Carried
You know what it means to have a life held together by so many loves.
– Kate Bowler, The Lives We Actually Have
Update: yesterday I had a three-hour procedure in which the remainder of my right breast was entirely removed, as well as the first lymph node to which it drains (which was identified using both a blue dye and radioactive tracer; my brief stint in the nuclear medicine facility felt like a refresher chemistry lesson); the node was preliminarily found to be negative for cancer though final pathology results are pending. I’m left with a neat, flat horizontal line of bandages across that side of my chest, and a drain tube winding its serpentine way in a circle around it, exiting from my lower chest to connect with a bulb which is named after a guy named Jackson-Pratt but which looks exactly like the end of a turkey baster. I can’t decide if it’s cool or frightening to see my own blood pooling outside of my body (the kids obviously think it’s the latter).
I was in a bigger, busier surgery center this time and woke up slowly in a groggy haze. My first thought was, okay, that’s sore and it’s really gone. At that thought I started crying, and it felt right somehow, lying there with the tears running quietly into my oxygen mask. The nurses bustled to other patients, still thinking I was asleep, and for a moment I felt as invisible to the world as it was to me, lying there without my glasses, pressed down by drugs and sorrow. I never really knew how to say goodbye to my breast (the very idea seemed a tad laughable), but apparently my farewell happened after it was gone.
Eventually I asked a nurse for my glasses, and faces came into view: my husband, who came in from the waiting room. A friend who held my hand. The two nurses who helped me unwrap the binder for a wound check and gazed kindly at my flat chest. My surgeon who came to check on me.
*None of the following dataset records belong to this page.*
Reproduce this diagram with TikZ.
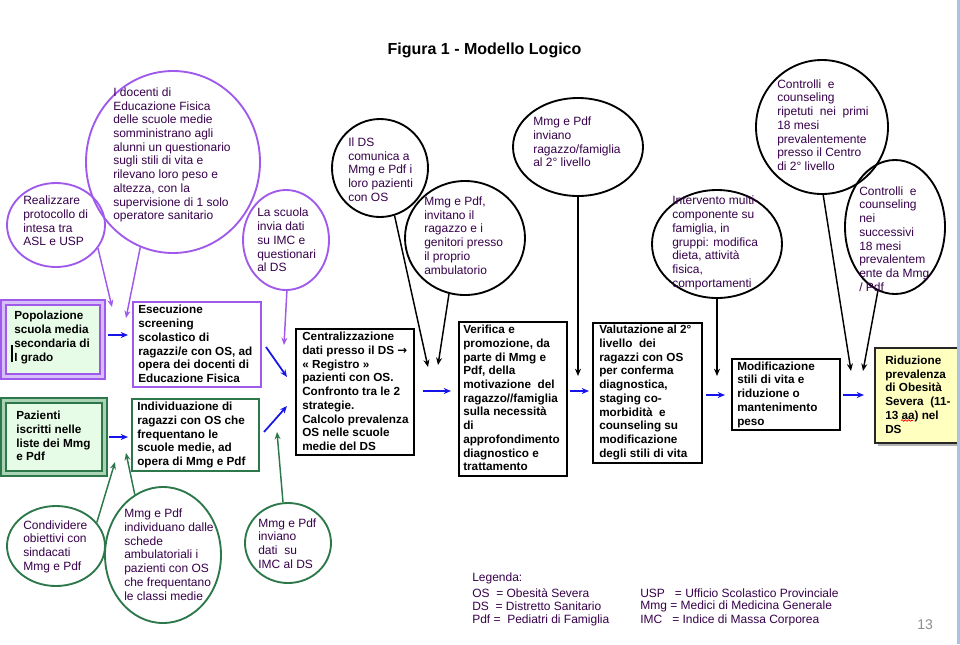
\documentclass[tikz,border=0pt]{standalone}
\usepackage{fontspec}
\setmainfont{Liberation Sans}
\newfontfamily\djv{DejaVu Sans}
\usetikzlibrary{shapes.geometric,arrows.meta,decorations.pathmorphing}
\definecolor{purp}{RGB}{160,90,235}
\definecolor{pbev}{RGB}{215,190,250}
\definecolor{grn}{RGB}{45,120,75}
\definecolor{gbev}{RGB}{170,210,180}
\definecolor{lgrn}{RGB}{230,252,230}
\definecolor{blu}{RGB}{20,20,235}
\definecolor{ltxt}{RGB}{55,0,75}
\definecolor{lyel}{RGB}{255,255,192}
\definecolor{barcol}{RGB}{170,195,228}
\tikzset{
  bub/.style={ellipse, inner sep=0pt, line width=1.4pt},
  pbub/.style={bub, draw=purp},
  gbub/.style={bub, draw=grn},
  kbub/.style={bub, draw=black},
  etxt/.style={anchor=west, align=left, inner sep=0pt, text=ltxt, font=\fontsize{9}{10.3}\selectfont},
  btxt/.style={anchor=west, align=left, inner sep=0pt, text=black, font=\bfseries\fontsize{8.8}{10.3}\selectfont},
  boxk/.style={draw=black, line width=1.3pt, inner sep=0pt, fill=white},
  parr/.style={draw=purp, line width=1.1pt, -{Stealth[length=5.5pt,width=4.5pt]}},
  garr/.style={draw=grn, line width=1.1pt, -{Stealth[length=5.5pt,width=4.5pt]}},
  karr/.style={draw=black, line width=1.1pt, -{Stealth[length=5.5pt,width=4.5pt]}},
  barr/.style={draw=blu, line width=1.3pt, -{Stealth[length=5.5pt,width=4.5pt]}},
  legtxt/.style={anchor=west, inner sep=0pt, text=ltxt, font=\fontsize{9}{10.3}\selectfont}
}
\begin{document}
\begin{tikzpicture}[x=0.75pt,y=-0.75pt]
\useasboundingbox (0,0) rectangle (960,644);
\fill[white] (0,0) rectangle (960,644);

% title
\node[font=\bfseries\fontsize{12}{14}\selectfont, inner sep=0pt] (title) at (484.5,50) {Figura 1 - Modello Logico};

% purple ellipses
\node[pbub, minimum width=73.5pt, minimum height=63pt] (P1) at (56,225) {};
\node[pbub, minimum width=130.5pt, minimum height=136.5pt] (P2) at (173,162) {};
\node[pbub, minimum width=64.5pt, minimum height=75pt] (P3) at (286,240) {};
\node[etxt] (P1t) at (23,221) {Realizzare\\protocollo di\\intesa tra\\ASL e USP};
\node[etxt] (P2t) at (113,155) {I docenti di\\Educazione Fisica\\delle scuole medie\\somministrano agli\\alunni un questionario\\sugli stili di vita e\\rilevano loro peso e\\altezza, con la\\supervisione di 1 solo\\operatore sanitario};
\node[etxt] (P3t) at (257,240) {La scuola\\invia dati\\su IMC e\\questionari\\al DS};

% green ellipses
\node[gbub, minimum width=73.5pt, minimum height=60pt] (G1) at (56,546) {};
\node[gbub, minimum width=87pt, minimum height=102pt] (G2) at (163,555) {};
\node[gbub, minimum width=64.5pt, minimum height=60pt] (G3) at (288,543) {};
\node[etxt] (G1t) at (23,546.5) {Condividere\\obiettivi con\\sindacati\\Mmg e Pdf};
\node[etxt] (G2t) at (124,554.5) {Mmg e Pdf\\individuano dalle\\schede\\ambulatoriali i\\pazienti con OS\\che frequentano\\le classi medie};
\node[etxt] (G3t) at (258,543.5) {Mmg e Pdf\\inviano\\dati\ \ su\\IMC al DS};

% black ellipses
\node[kbub, minimum width=72pt, minimum height=73.5pt] (K1) at (380,168) {};
\node[kbub, minimum width=90pt, minimum height=85.5pt] (K2) at (465,238) {};
\node[kbub, minimum width=97.5pt, minimum height=73.5pt] (K3) at (578,147) {};
\node[kbub, minimum width=97.5pt, minimum height=81pt] (K4) at (717,244) {};
\node[kbub, minimum width=99pt, minimum height=100.5pt] (K5) at (822,127) {};
\node[kbub, minimum width=75pt, minimum height=100.5pt] (K6) at (895,227) {};
\node[etxt] (K1t) at (348,169.5) {Il DS\\comunica a\\Mmg e Pdf i\\loro pazienti\\con OS};
\node[etxt] (K2t) at (424,235.5) {Mmg e Pdf,\\invitano il\\ragazzo e i\\genitori presso\\il proprio\\ambulatorio};
\node[etxt] (K3t) at (533,142) {Mmg e Pdf\\inviano\\ragazzo/famiglia\\al 2° livello};
\node[etxt] (K4t) at (672,243) {Intervento multi-\\componente su\\famiglia, in\\gruppi: modifica\\dieta, attività\\fisica,\\comportamenti};
\node[etxt] (K5t) at (777,125) {Controlli\ \ e\\counseling\\ripetuti\ \ nei\ \ primi\\18 mesi\\prevalentemente\\presso il Centro\\di 2° livello};
\node[etxt] (K6t) at (859,239) {Controlli\ \ e\\counseling\\nei\\successivi\\18 mesi\\prevalentem\\ente da Mmg\\/ Pdf};

% box A (bevel, purple)
\node[draw=purp, fill=pbev, line width=1pt, inner sep=0pt, minimum width=78pt, minimum height=59.25pt] (A) at (53,339.5) {};
\node[draw=purp, fill=lgrn, line width=0.8pt, inner sep=0pt, minimum width=70.5pt, minimum height=51.75pt] (Ai) at (53,339.5) {};
\node[btxt] (At) at (14,337.5) {Popolazione\\scuola media\\secondaria di\\I grado};
\draw[line width=1.5pt] (12,345) -- (12,362);

% box C (bevel, green)
\node[draw=grn, fill=gbev, line width=1pt, inner sep=0pt, minimum width=79.5pt, minimum height=58.5pt] (C) at (54,437) {};
\node[draw=grn, fill=lgrn, line width=0.8pt, inner sep=0pt, minimum width=72pt, minimum height=51pt] (Ci) at (54,437) {};
\node[btxt] (Ct) at (16,436) {Pazienti\\iscritti nelle\\liste dei Mmg\\e Pdf};

% box B, D
\node[draw=purp, line width=1.4pt, inner sep=0pt, fill=white, minimum width=96pt, minimum height=63.75pt] (B) at (197,344.5) {};
\node[btxt] (Bt) at (138,344) {Esecuzione\\screening\\scolastico di\\ragazzi/e con OS, ad\\opera dei docenti di\\Educazione Fisica};
\node[draw=grn, line width=1.4pt, inner sep=0pt, fill=white, minimum width=95.25pt, minimum height=54pt] (D) at (195.5,435) {};
\node[btxt] (Dt) at (137,435) {Individuazione di\\ragazzi con OS che\\frequentano le\\scuole medie, ad\\opera di Mmg e Pdf};

% black boxes
\node[boxk, minimum width=88.5pt, minimum height=94.5pt] (F) at (355,392) {};
\node[btxt] (Ft) at (302,391.5) {Centralizzazione\\dati presso il DS {\djv\bfseries →}\\« Registro »\\pazienti con OS.\\Confronto tra le 2\\strategie.\\Calcolo prevalenza\\OS nelle scuole\\medie del DS};
\node[boxk, minimum width=81pt, minimum height=115.5pt] (G) at (513,399) {};
\node[btxt] (Gt) at (463,398) {Verifica e\\promozione, da\\parte di Mmg e\\Pdf, della\\motivazione\ \ del\\ragazzo//famiglia\\sulla necessità\\di\\approfondimento\\diagnostico e\\trattamento};
\node[boxk, minimum width=81.75pt, minimum height=105pt] (H) at (647.5,393) {};
\node[btxt] (Ht) at (599,392.5) {Valutazione al 2°\\livello\ \ dei\\ragazzi con OS\\per conferma\\diagnostica,\\staging co-\\morbidità\ \ e\\counseling su\\modificazione\\degli stili di vita};
\node[boxk, minimum width=81pt, minimum height=53.25pt] (I) at (786,394.5) {};
\node[btxt] (It) at (737,394.5) {Modificazione\\stili di vita e\\riduzione o\\mantenimento\\peso};

% box J (yellow with shadow)
\fill[black!30] (878,351) rectangle (965,446);
\node[draw=black!85, line width=0.9pt, fill=lyel, inner sep=0pt, minimum width=65.25pt, minimum height=71.25pt] (J) at (918.5,395.5) {};
\node[btxt] (Jt) at (885,394.5) {Riduzione\\prevalenza\\di Obesità\\Severa\ \ (11-\\13 aa) nel\\DS};
\draw[red, line width=0.5pt, decorate, decoration={snake, amplitude=0.6pt, segment length=2.5pt}] (901,420.5) -- (913,420.5);

% arrow end points
\coordinate (tP1) at (112,307);
\coordinate (tP2) at (126,318);
\coordinate (tP3) at (284,345);
\coordinate (tG1) at (115,462);
\coordinate (tG2) at (126,453);
\coordinate (tG3) at (277,432);
\coordinate (tK1) at (428,367);
\coordinate (tK2) at (438,365);
\coordinate (tK3) at (578,376);
\coordinate (tK4) at (717,376);
\coordinate (tK5) at (851,371);
\coordinate (tK6) at (863,371);

% purple connectors
\draw[parr] (P1.-29) -- (tP1);
\draw[parr] (P2.-111) -- (tP2);
\draw[parr] (P3.-89) -- (tP3);
% green connectors
\draw[garr] (G1.30) -- (tG1);
\draw[garr] (G2.115) -- (tG2);
\draw[garr] (G3.97) -- (tG3);
% black connectors
\draw[karr] (K1.-73) -- (tK1);
\draw[karr] (K2.-106) -- (tK2);
\draw[karr] (K3.south) -- (tK3);
\draw[karr] (K4.south) -- (tK4);
\draw[karr] (K5.-89) -- (tK5);
\draw[karr] (K6.-105) -- (tK6);

% blue arrows
\coordinate (ab1) at (108,335); \coordinate (ab2) at (128,335);
\coordinate (cd1) at (109,437); \coordinate (cd2) at (128,437);
\coordinate (bf1) at (266,347); \coordinate (bf2) at (287,377);
\coordinate (df1) at (264,432); \coordinate (df2) at (287,406);
\coordinate (fg1) at (423,391); \coordinate (fg2) at (451,391);
\coordinate (gh1) at (570,391); \coordinate (gh2) at (589,391);
\coordinate (hi1) at (706,395); \coordinate (hi2) at (725,395);
\coordinate (ij1) at (843,395); \coordinate (ij2) at (864,395);
\draw[barr] (ab1) -- (ab2);
\draw[barr] (cd1) -- (cd2);
\draw[barr] (bf1) -- (bf2);
\draw[barr] (df1) -- (df2);
\draw[barr] (fg1) -- (fg2);
\draw[barr] (gh1) -- (gh2);
\draw[barr] (hi1) -- (hi2);
\draw[barr] (ij1) -- (ij2);

% legend
\node[legtxt] (leg0) at (472,578) {Legenda:};
\node[legtxt] (leg1) at (472,593) {OS\ \ = Obesità Severa};
\node[legtxt] (leg2) at (472,606) {DS\ \ = Distretto Sanitario};
\node[legtxt] (leg3) at (472,620) {Pdf =\ \ Pediatri di Famiglia};
\node[legtxt] (leg4) at (640,593) {USP\ \ \ = Ufficio Scolastico Provinciale};
\node[legtxt] (leg5) at (640,606) {Mmg\ = Medici di Medicina Generale};
\node[legtxt] (leg6) at (640,620) {IMC\ \ \ = Indice di Massa Corporea};
\node[anchor=west, inner sep=0pt, text=black!45, font=\fontsize{10.5}{12}\selectfont] (pg) at (917,625) {13};

% right bar
\fill[barcol] (957,0) rectangle (960,644);
\end{tikzpicture}
\end{document}
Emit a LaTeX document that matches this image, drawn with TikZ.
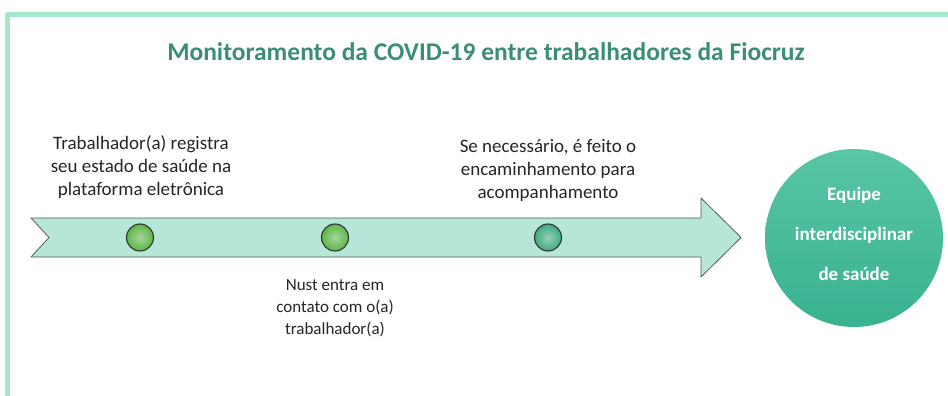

The next day, I came home and saw the faces of my kids, my parents, read a note from the friend who dropped off dinner. Lying in bed later, feeling unable to be cheerful about anything, I played video messages from friends who had taped their prayers, letting the words wash over me.
My dad asked me today whether having cancer has changed me. Lately, it’s felt like putting on a pair of glasses that suddenly allow all the relationships in my life to come into clearer focus. Groups of strangers I don’t even know, friends of the family, are praying for me. People I know from seminary, medical students, patients I’ve seen, far away friends and local friends, church friends and neighborhood friends, old friends and newer ones—so many people have let me know, in one way or another, that they are there. I have cried with and hugged more people than I ever have before. Maybe periods of crisis are like this: they can bring about a kind of premature eulogy, an awareness of the people around you who remember you or care about you. Surely that is a gift.
Lying awake in the hospital last night, I thought about someone I knew who had a major surgery a long time ago, and how I hadn’t been there for them. I was younger, then. Driven, ambitious, preoccupied with my own concerns. And I wished I could go back and be there for them, because I understand now how much that carries you along. I understand now that these connections we have are the most important thing, the things worth really sacrificing for. I wished I could go back and tell my younger self, ten or twenty years from now, you’re not going to care that you finished that project or aced that test. You’re going to care about whether you were there for the people you cared about. You’re going to look back, and all you will see are the faces.